With material properties developed, we apply the rule of mixtures to predict the performance of laminates in specific structural configurations. This enables the accurate development of section properties for beams, panels or other infrastructural shapes.
All structures are analyzed using traditional mechanics of materials equations and/or finite element analysis (FEA). Because resistance factors have not yet been developed for this class of FRP, we employ an allowable stress design (ASD) approach to ensure safety and reliability.
Materials of Construction
The HyperWall panel is an FRP sandwich system designed to optimize structural performance, fire safety, cosmetics and long-term durability while maintaining cost competitiveness. It consists of five engineered material classes, each evaluated against alternatives and selected for specific mechanical, thermal and processing properties.

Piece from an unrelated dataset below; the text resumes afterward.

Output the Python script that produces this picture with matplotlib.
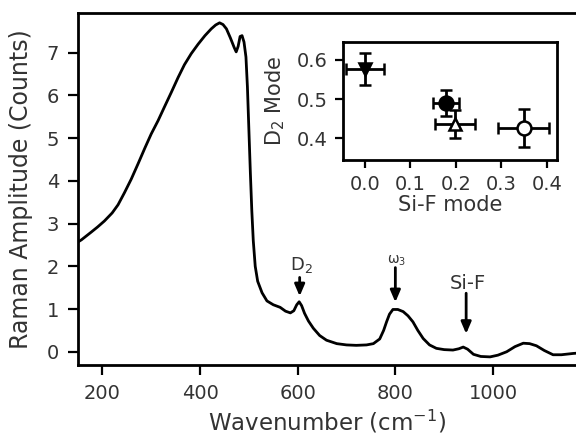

Vinyl ester resin functions as the matrix, chosen for its balance of toughness, chemical resistance, processability and cost. It enables efficient vacuum infusion and curing profiles while maintaining cosmetic surface quality.
The reinforcement utilizes E-glass knitted fabrics, selected for their high strength and favorable cost. The fire protection is co-processed within the laminate, supplementing the vinyl ester matrix and ensuring NFPA 285 and 268 compliance without compromising structural integrity.
The sandwich core employs PIR foam, valued for its low thermal conductivity, flame retardancy and favorable cost.
A fluoropolymer-based exterior coating provides exceptional UV stability, chemical resistance and long-term colorfastness.
The integration of these five material systems enables HyperWall panels to deliver high structural efficiency, fire safety and environmental durability at a cost-effective price point, making it a technically robust solution for modern building envelopes.